Audio
60%
The game’s voice acting is actually pretty great. Shame about the fact that you have to listen to 2-3 songs throughout the entire game (or nothing) is absolutely ridiculous for a 6-8 hour game.
Visuals
75%
The idyllic town of Providence Oaks is a sight to behold, with a lovely art-style and some beautiful backdrops. It’d actually be a real pleasure to live in a place like this.
Playability
65%
Lake is relatively simple to handle and the control system does the job. Nothing more, nothing less.
Delivery
55%
Too much delivering parcels, not nearly enough delivering stories.
Achievements
70%
You can’t really knock the achievements, to be honest, as they push you to experience the best parts of the game. Decent enough.
September 07, 2021
I’m sure that all of us of a certain age and predilection have thought about moving out to the middle of nowhere, to an idyllic little town with a picturesque backdrop, to simplify their lives and strip away all the bullshit. It’s the 'Cheers' mentality, effectively, going to a place 'where everybody knows your name'. A place where the everyday stresses of being part of the rat race fade away into insignificance, while the pressures of the big city life melt away, and you can live in the moment. There’s something freeing about it… in theory.
Here's that Love Honey thing you ordered.
That, right there, is the concept that underpins Lake, a game developed by Gamious, that, for all intents and purposes, may as well be called 'Midlife Crisis Simulator'. In it, you play as Meredith, a big-city hotshot software developer in the 1980s, who goes back to her hometown of Providence Oaks for two weeks, to help out her father and deliver mail for him while he goes on vacation. And during those two weeks, as you can imagine from my intro, you embark upon a voyage of self-discovery, prompting Meredith to unpick the very fabric of her life, only to realise that she might not be as happy as she thought she once was.
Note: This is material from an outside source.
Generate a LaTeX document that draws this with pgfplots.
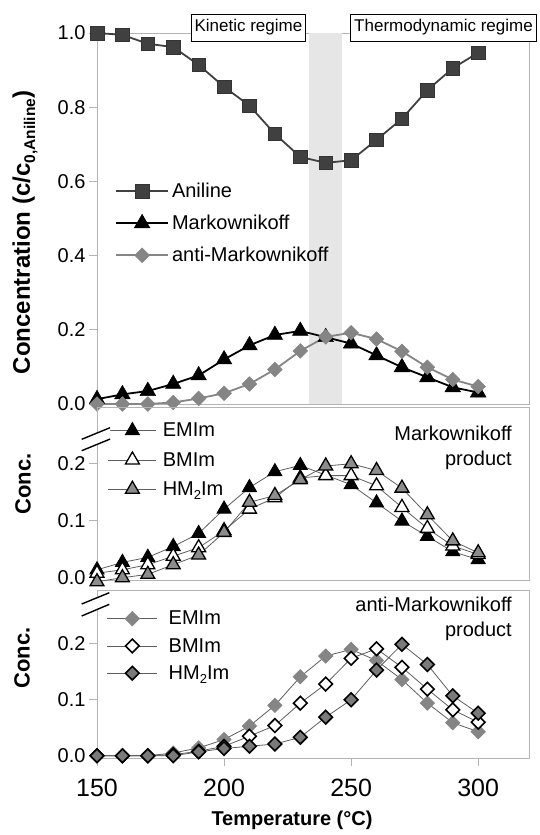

For the most part, Lake actually nails that concept. While exploring a peaceful, beautifully handcrafted town - all white picket fences, with a hidden church, traditional American diner, and glistening lake that sits at its centre - surrounded by a vertiginous mountain range, Lake's Oregon setting provides a perfect escape from the trappings of the rat race. Throw in a cast of genuinely interesting characters and dynamic relationships that range from those you've only just met to old childhood friends who you've fallen out of touch with, and you have the ideal impetus for Meredith to reassess her life – and you to maybe even reassess yours.
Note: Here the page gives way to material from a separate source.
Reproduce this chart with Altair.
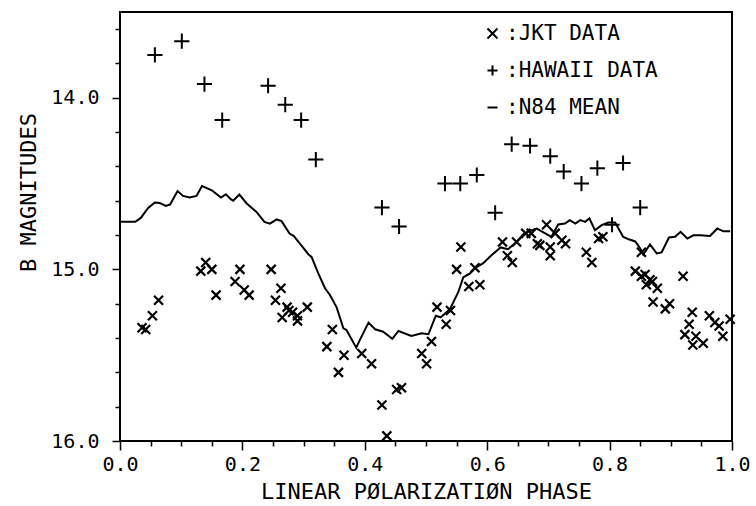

That’s where the positives in Lake finish, though. Because outside of the game’s stories and its well-written, realistic characters, the rest of the experience is excruciatingly dull. Driving around Providence Oaks actually feels like a job, and the fact it serves as the vast majority of what you do in the game, it’s a painful and frustrating experience. Yes, you're rewarded with bits of story here and there, but the balance of story versus the mundane act of a digital postal job is definitely askew. If the Gamious' aim was to demonstrate the repetitive nature of menial jobs in a capitalist society, then the studio has absolutely nailed it, as Lake all too often feels like a chore. The fact that there’s only a few songs on the soundtrack also means that it definitely feels like déjà vu every time you get behind the wheel of your postal truck.
I might just drive this into Lake's lake.
Lake, considering its relative simplicity, is also a bit of a buggy mess. There's nothing game-breaking, but certain bugs definitely rank quite highly on the annoyance scale. Whether you’re talking about the time I had to choose a photo for a competition and all I could see was black squares, or the time that the invert option in the controls reverted to non-inverted and wouldn’t let me change it back to inverted, as well as the many, many graphical bugs, you simply can’t call Lake a polished game. Far from it.
"Video games are supposed to be fun," one of the more irreverent characters of Providence Oaks utters at one point, and it was then that I wondered whether Gamious knew exactly what players – and critics – would make of its game. And while games don’t necessarily have to be fun, they at least have to be alluring and interesting, and for certain periods of time, Lake is not.